Lisa Seagrave, owner of the Gallery of the Midnight Sun, said slower Canada Post service is especially problematic this time of year as the holiday season heats up. When she inquired why her mail service has been spotty this month, she said she was told the regular delivery driver is on vacation.

"I called the sorting plant and was told they are waiting for criminal record checks to come back on the people they've hired to replace the delivery person that is on holidays," said Seagrave.

"In the meantime, there is nothing we can do. We just have to wait. He wouldn't let me come pick up my mail at the sorting plant."

With one mail carrier off with an injury and another on vacation, Canada Post spokesperson John Caines, who was speaking from Ottawa, said they had hoped to have a relief worker in place to cover the Old Town route on Monday, but required background checks can take time to complete.

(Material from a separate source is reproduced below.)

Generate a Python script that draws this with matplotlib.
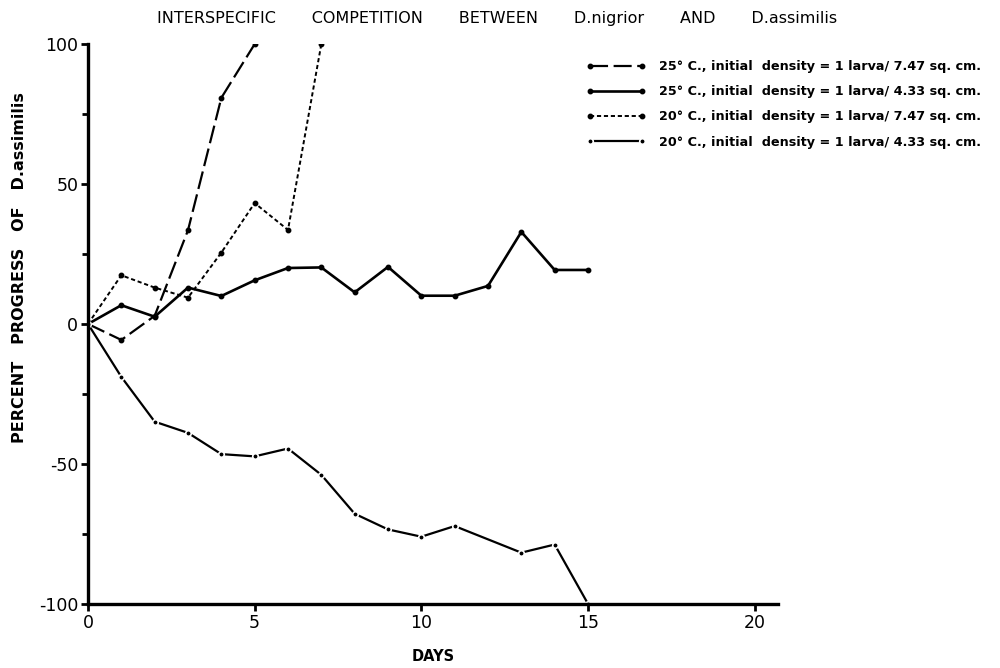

"We do our best to deliver every day but in an instance like this, we just didn't have anybody to cover the route," said Caines.

"The supervisor and superintendent were delivering other routes, which isn't their job, but we just don't have enough people up there right now to get the job done."

The route through Old Town has just more than 800 stops in total - an average number for routes within Yellowknife - stretching from Niven Lake and parts of downtown through to Latham Island and Ndilo.

Staff shortages were a problem last November and December as well, which Canada Post attributed to high staff turnover.

Service resumed along the Old Town route on Thursday and Seagrave said she was relieved to receive her mail, but noted this is not the first disruption of service along the route.

"I've experienced this, so I don't just trust that it could be a few days," said Seagrave.

"It can be a week or two weeks or become very sporadic, you'll get mail and then not get it for another four days."

For the past seven or eight years, Seagrave estimated that mail delivery has been a problem and said it poses serious challenges for her business.

"I will say, parcel delivery is fabulous. I've never had an issue with parcel delivery and I'm generally pretty happy with Canada Post. I choose to use Canada Post as a Northern resident, as opposed to the way a lot of the south is going with UPS or FedEx, but my business is dependent on the letter post as well, and it's very frustrating to have this come up again and again," said Seagrave.

Anick Losier, another Canada Post spokesperson based in Ottawa, said Canada Post doesn't have a policy prohibiting employees from taking vacation during peak times or when the office is understaffed.

"I think everybody is entitled to take a vacation," she said.

"They work really hard all year and it's really difficult to recruit and keep staff."

She added complaints that mail delivery in Yellowknife has been spotty "surprises her."

"Local management has been working some nights until 8 p.m. or 9 p.m. to compensate for the lack of staff," she said.

"If they can't do a route one day, then they will try to hit it the next day."